The presently described embodiments use high precision strain, stress, or displacement measurements to infer the static bulk modulus (K) of a soil or rock formation. In some embodiments, a relatively short pressuremeter (L/D ratio<1) may be advantageous for enhancing measurement sensitivity; however, a variety of L/D ratios may be used with the presently described embodiments. The presently described embodiments are not restricted in scope to the particular measurements shown in the example of FIG. 9. Those of ordinary skill will recognize that the inference of K could be based on measurements made at other locations within the pressuremeter device besides its leading edge 134. Measurements may also be made of the depression in the wellbore wall produced by contact with the packer 106 by for example, attaching a strain gauge to the borehole wall itself or using calipers or clamps, as discussed in relation to FIG. 3. Gradients such as dV/dP and de_θθ/dP could be inverted, but so too could original curves (P versus V, see versus P, etc.). The inversion does not have to be based solely on data from regions where slopes have stabilized. Inversion techniques could be graphical, as in the example of FIG. 9, but may also be numerical (deterministic or stochastic). The forward model used in the inversion may be based on a variety of constitutive models or numerical methods such as elastic, hyperelastic, viscoplastic, finite elements, finite differences, analytical or semi-analytical techniques. They may include sophisticated models of the packer 106 and its contact with the borehole wall 138.

A variety of devices exist for performing high-precision strain and displacements measurements. For example, strain gauges, strain rings, strain sheets or fiber optic cables could be embedded in the packer 106. Calipers or digital micro-optical cameras could be installed inside or outside the packer 106. Alternatively, stresses within the packer 106 membrane could be computed instead of strains, thereby allowing for pressure or stress sensing elements to be embedded inside the packer. The sensors 124 and 126 may be used for the various measurements, as discussed in detail above.

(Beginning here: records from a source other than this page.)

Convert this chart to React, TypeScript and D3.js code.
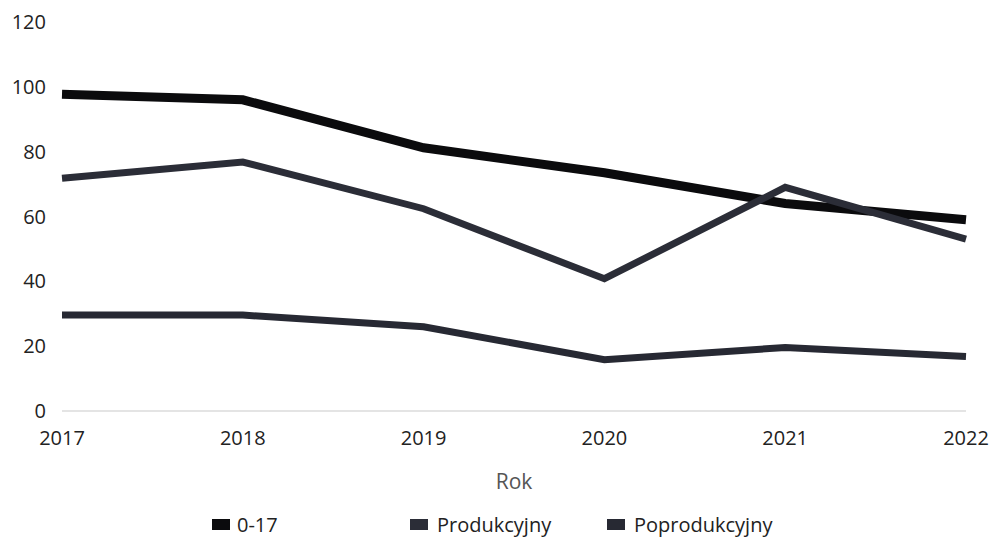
import React from "react";
import * as d3 from "d3";

const years = ["2017", "2018", "2019", "2020", "2021", "2022"];
const seriesNames = ["0-17", "Produkcyjny", "Poprodukcyjny"];
const values017 = [97.7, 96, 81.2, 73.5, 64, 59];
const valuesProd = [71.8, 76.8, 62.4, 40.8, 69, 53];
const valuesPoprod = [29.6, 29.6, 26, 15.8, 19.6, 16.8];
const yTicks = [0, 20, 40, 60, 80, 100, 120];

const colors = ["#0b0b0d", "#2b2d37", "#272933"];
const widths = [9, 7, 7];

export default function App() {
  const W = 992, H = 544;
  const x = d3.scalePoint<string>().domain(years).range([62, 966]);
  const y = d3.scaleLinear().domain([0, 120]).range([411, 22]);
  const line = d3
    .line<number>()
    .x((_, i) => x(years[i]) as number)
    .y((d) => y(d));
  const data = [values017, valuesProd, valuesPoprod];
  const font = "'Open Sans', 'Noto Sans', sans-serif";
  const legendSq = [212, 410, 607];
  const legendTx = [237, 437, 634];

  return (
    <svg
      width={W}
      height={H}
      style={{ position: "absolute", left: 0, top: 0, background: "#fff" }}
      fontFamily={font}
    >
      <rect width={W} height={H} fill="#fff" />
      <line x1={62} x2={966} y1={y(0)} y2={y(0)} stroke="#e4e4e4" strokeWidth={2} />
      {yTicks.map((t) => (
        <text
          key={t}
          x={46}
          y={y(t)}
          dy="0.35em"
          textAnchor="end"
          fontSize={20}
          fill="#222"
        >
          {t}
        </text>
      ))}
      {years.map((yr) => (
        <text
          key={yr}
          x={x(yr) as number}
          y={438}
          dy="0.35em"
          textAnchor="middle"
          fontSize={20}
          fill="#222"
        >
          {yr}
        </text>
      ))}
      <text x={514} y={482} dy="0.35em" textAnchor="middle" fontSize={21} fill="#555">
        Rok
      </text>
      {data.map((vals, i) => (
        <path
          key={i}
          d={line(vals) || ""}
          fill="none"
          stroke={colors[i]}
          strokeWidth={widths[i]}
          strokeLinejoin="miter"
        />
      ))}
      {seriesNames.map((n, i) => (
        <g key={n}>
          <rect x={legendSq[i]} y={519} width={18} height={11} fill={colors[i]} />
          <text x={legendTx[i]} y={525} dy="0.35em" fontSize={20} fill="#222">
            {n}
          </text>
        </g>
      ))}
    </svg>
  );
}
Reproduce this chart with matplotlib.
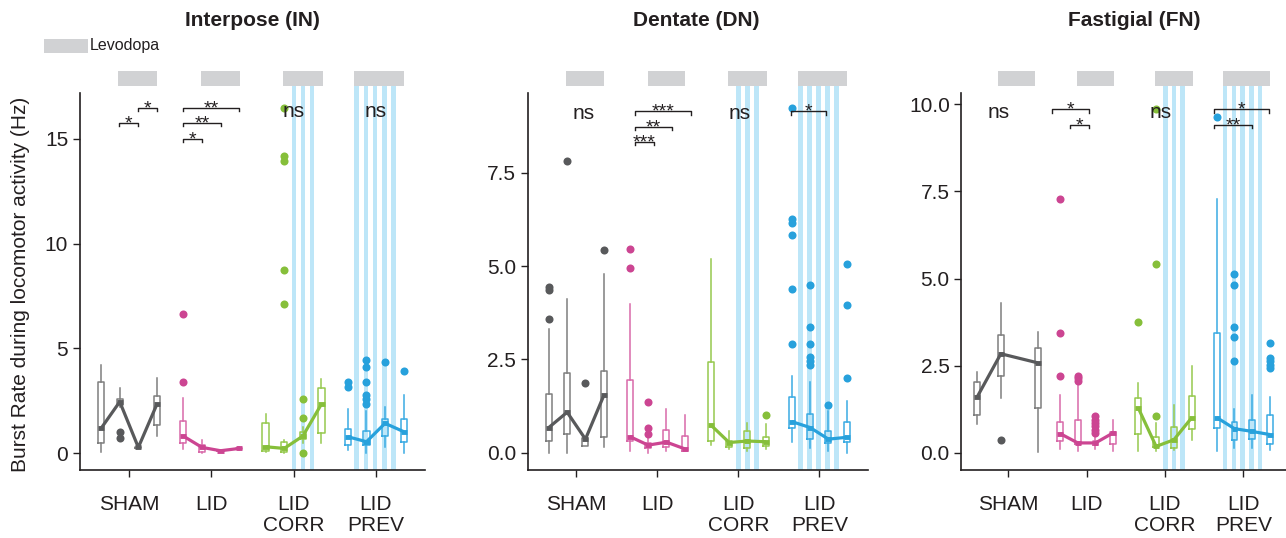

FIG. 10 is an embodiment of a contour plot 650 (e.g., output on an electronic display of a computer system) of a plurality of contour lines 652 of a first derivative (dε_zz/dP) and a plurality of contour lines 654 of a second derivative (dP/dV) as a function of the static bulk modulus (K) along a Y-axis 656 versus the static shear modulus (G) along an X-axis 658. In the illustrated embodiment, the contour plot 650 includes a contour plot 650a over a larger range of K and G values along the Y-axis 656 and the X-axis 658, whereas a contour plot 650b represents a zoomed in portion taken within a window 650c of the contour plot 650a. Thus, the contour lines 650a and 650b are discussed together as the contour plot 650. The contour plot 650 is generated based on a plurality of computer simulations using a computer model of the geological formation, the borehole, and the packer 106. The computer model may receive inputs of G, K, pressure (P) in the packer 106, volume (V) in the packer 106, a borehole geometry (e.g., borehole diameter), and one or more additional inputs. As illustrated, each of the plurality of contour lines 652 represents a constant value of the first derivative (dε_zz/dP), and each of the plurality of contour lines 654 represents a constant value of the second derivative (dP/dV) for various values of the static bulk modulus (K), the static shear modulus (G), and other inputs.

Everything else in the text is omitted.